N° 912 | Le 15 janvier 2009 | Jacques Trémintin | Critiques de livres (accès libre)

La régulation des pauvres : du RMI au RSA

Serge Paugam & Nicolas Duvoux


éd. Puf, 2008 (114 p. ; 10 €) | Commander ce livre

Thème : Insertion

Remplacé par le RSA, le RMI n’est pas encore tout à fait mort. Est-il néanmoins possible de jeter une regard distancié sur ce que nous sommes en train de vivre ? C’est ce que nous proposent les deux auteurs, sociologues et observateurs avisés de l’action sociale. Première mise au point : la pauvreté est une notion floue, profondément ambiguë et contestable qui dépend étroitement d’un contexte géographique (le Français pauvre est riche en comparaison de certains pays du sud), historique (jusque dans les années 1970, ce sont les couples âgés qui focalisaient les situations de dénuement) et multifactoriel (les problèmes ne se rencontrent pas qu’au niveau financier, mais aussi en matière de logement, de santé, de relations sociales, de reconnaissance…).

Pour autant, deux explications traditionnelles se sont toujours opposées face aux pauvres. Soit, ils apparaissent comme les victimes d’une société injuste, n’ayant bénéficié ni du capital économique ni du capital culturel leur permettant de trouver la place qui leur revient. Soit, ils sont considérés comme paresseux et de mauvaise volonté, ne faisant pas suffisamment d’efforts pour s’en sortir. Il s’agit donc de les moraliser, de les contrôler pour éviter les fraudes et en tout cas de les contraindre à se remettre au travail.

Pour les auteurs, le RMI s’est inscrit initialement dans la première démarche : à la fois comme un droit et comme une aide provisoire dans un parcours d’insertion. Au cours du temps, il s’est avéré comme une solution durable pour une partie des allocataires fortement éloignés de l’emploi. De 350 000 prévus initialement leur nombre est monté à un million, dès le milieu des années 1990. Certains d’entre eux présentent des difficultés qui dépassent la simple recherche d’emploi. D’autres auraient besoin d’une formation préalable.

D’autres, enfin, peuvent reprendre le travail, mais ne le font pas dès lors qu’ils perdent de l’argent. Le RMI est surtout devenu stigmatisant et synonyme d’inemployabilité. Le RMA (revenu minimum d’activité) et le RSA prennent le contre-pied de cette victimisation et répondent à la prétention de responsabiliser les plus démunis. Ils transforment les allocataires en variables d’ajustement d’une économie qui mise avant tout sur la flexibilité. S’il s’agit, certes, d’encourager leur remise au travail, c’est dans les segments les plus dégradés du marché de l’emploi, avec un statut de travailleur précaire assisté.

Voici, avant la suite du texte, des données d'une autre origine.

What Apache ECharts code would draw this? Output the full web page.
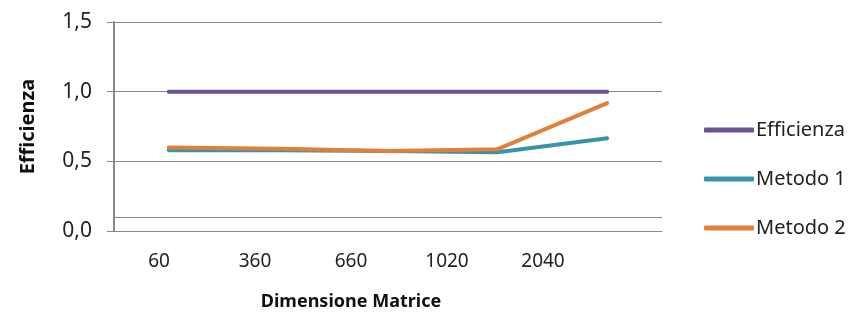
<!DOCTYPE html>
<html><head><meta charset="utf-8">
<script src="https://cdn.jsdelivr.net/npm/echarts@6/dist/echarts.min.js"></script>
<style>html,body{margin:0;padding:0;background:#fff}#c{width:861px;height:321px}</style>
</head><body><div id="c"></div>
<script>
const categories = ['60', '360', '660', '1020', '2040'];
const efficienza = [1.0, 1.0, 1.0, 1.0, 1.0];
const metodo1 = [0.58, 0.58, 0.575, 0.565, 0.665];
const metodo2 = [0.60, 0.59, 0.575, 0.587, 0.918];
const extraLine = 0.1;
const yTicks = { min: 0, max: 1.5, interval: 0.5 };

const chart = echarts.init(document.getElementById('c'), null, { renderer: 'canvas' });
const font = 'Noto Sans, Liberation Sans, sans-serif';
const lineSeries = (name, data, color) => ({
  name, type: 'line', data, xAxisIndex: 0, yAxisIndex: 0,
  symbol: 'none', lineStyle: { width: 4, color, cap: 'round' }, itemStyle: { color }
});
chart.setOption({
  animation: false,
  grid: [
    { left: 114, right: 199, top: 22, bottom: 90 },
    { left: 111, width: 480, top: 22, bottom: 90 }
  ],
  xAxis: [
    { type: 'category', data: categories, gridIndex: 0, boundaryGap: true,
      axisLine: { show: true, lineStyle: { color: '#888', width: 1 } },
      axisTick: { show: false }, axisLabel: { show: false } },
    { type: 'category', data: categories, gridIndex: 1, boundaryGap: true,
      axisLine: { show: false }, axisTick: { show: false },
      axisLabel: { show: true, margin: 21, fontSize: 19, color: '#222', fontFamily: font },
      name: 'Dimensione Matrice', nameLocation: 'middle', nameGap: 62,
      nameTextStyle: { fontSize: 18, fontWeight: 'bold', color: '#111', fontFamily: font } }
  ],
  yAxis: [
    { type: 'value', gridIndex: 0, min: yTicks.min, max: yTicks.max, interval: yTicks.interval,
      axisLine: { show: true, lineStyle: { color: '#888', width: 2 } },
      axisTick: { show: true, length: 7, lineStyle: { color: '#888' } },
      splitLine: { show: true, lineStyle: { color: '#888', width: 1 } },
      axisLabel: { fontSize: 21, color: '#222', margin: 22, fontFamily: font,
        formatter: v => v.toFixed(1).replace('.', ',') },
      name: 'Efficienza', nameLocation: 'middle', nameGap: 76, nameRotate: 90,
      nameTextStyle: { fontSize: 20, fontWeight: 'bold', color: '#111', fontFamily: font } },
    { type: 'value', gridIndex: 1, show: false, min: 0, max: 1.5 }
  ],
  legend: {
    orient: 'vertical', left: 699, top: 115, itemGap: 29,
    itemWidth: 50, itemHeight: 5, icon: 'roundRect',
    textStyle: { fontSize: 20, color: '#222', fontFamily: font, padding: [0, 0, 0, -3] },
    data: ['Efficienza', 'Metodo 1', 'Metodo 2']
  },
  series: [
    Object.assign(lineSeries('Efficienza', efficienza, '#6b5393'), {
      markLine: { silent: true, symbol: 'none', label: { show: false },
        lineStyle: { color: '#888', width: 1, type: 'solid' },
        data: [{ yAxis: extraLine }] }
    }),
    lineSeries('Metodo 1', metodo1, '#3a93ad'),
    lineSeries('Metodo 2', metodo2, '#e0803a')
  ]
});
</script></body></html>
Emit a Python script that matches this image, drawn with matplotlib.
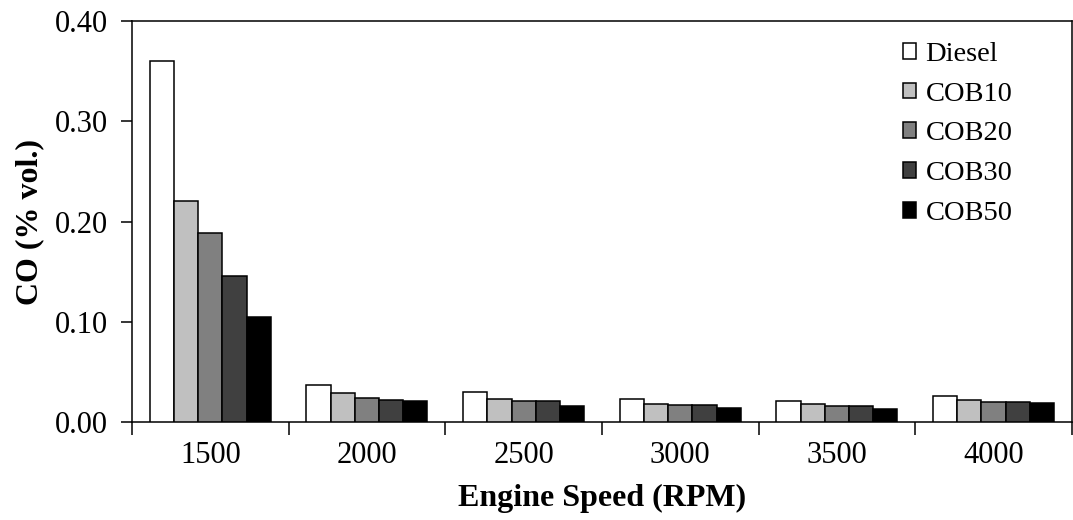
import matplotlib
matplotlib.use("Agg")
import matplotlib.pyplot as plt
import numpy as np
from matplotlib.ticker import FixedLocator, FormatStrFormatter

plt.rcParams['font.family'] = ['Liberation Serif', 'DejaVu Serif']

speeds = ["1500", "2000", "2500", "3000", "3500", "4000"]
fuels = ["Diesel", "COB10", "COB20", "COB30", "COB50"]
diesel = [0.360, 0.037, 0.030, 0.023, 0.021, 0.026]
cob10 = [0.220, 0.029, 0.023, 0.018, 0.018, 0.022]
cob20 = [0.189, 0.024, 0.021, 0.017, 0.016, 0.020]
cob30 = [0.146, 0.022, 0.021, 0.017, 0.016, 0.020]
cob50 = [0.105, 0.021, 0.016, 0.014, 0.013, 0.019]
colors = ["#FFFFFF", "#C0C0C0", "#808080", "#404040", "#000000"]

series = [diesel, cob10, cob20, cob30, cob50]

fig = plt.figure(figsize=(10.73, 5.20), dpi=100)
ax = fig.add_axes([0.123, 0.1885, 0.876, 0.771])

x = np.arange(len(speeds))
bw = 0.1545
for i, (vals, name, col) in enumerate(zip(series, fuels, colors)):
    offs = (i - 2) * bw
    ax.bar(x + offs, vals, width=bw, color=col, edgecolor="black",
           linewidth=1.1, label=name, zorder=3)

ax.set_xlim(-0.5, len(speeds) - 0.5)
ax.set_ylim(0, 0.40)
ax.set_yticks(np.arange(0, 0.41, 0.10))
ax.yaxis.set_major_formatter(FormatStrFormatter('%.2f'))

# category boundaries carry the tick marks, centres carry the labels
ax.xaxis.set_major_locator(FixedLocator(np.arange(-0.5, len(speeds), 1.0)))
ax.xaxis.set_major_formatter(plt.NullFormatter())
ax.xaxis.set_minor_locator(FixedLocator(x))
ax.set_xticklabels(speeds, minor=True)
ax.tick_params(axis='x', which='major', direction='out', length=9, width=1.1)
ax.tick_params(axis='x', which='minor', length=0, pad=14, labelsize=22)
ax.tick_params(axis='y', direction='out', length=8, width=1.1, labelsize=22, pad=9)

for s in ax.spines.values():
    s.set_linewidth(1.1)

ax.set_xlabel("Engine Speed (RPM)", fontsize=23, fontweight='bold', labelpad=10)
ax.set_ylabel("CO (% vol.)", fontsize=23, fontweight='bold', labelpad=8)

leg = ax.legend(loc='upper right', bbox_to_anchor=(0.958, 0.998), frameon=False,
                fontsize=20.5, handlelength=0.48, handleheight=0.48,
                handletextpad=0.32, labelspacing=0.52, borderaxespad=0.3)

fig.savefig("out.png", dpi=100)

Les auteurs plaident pour un changement de perspective : « Responsabiliser les pauvres ne doit pas conduire à déresponsabiliser la société dans son combat contre la pauvreté ». Et le problème majeur des allocataires des minima sociaux n’est pas de refuser de travailler, mais de pouvoir bénéficier d’autre chose que des emplois pénibles, peu valorisants, à temps partiel et peu rémunérés.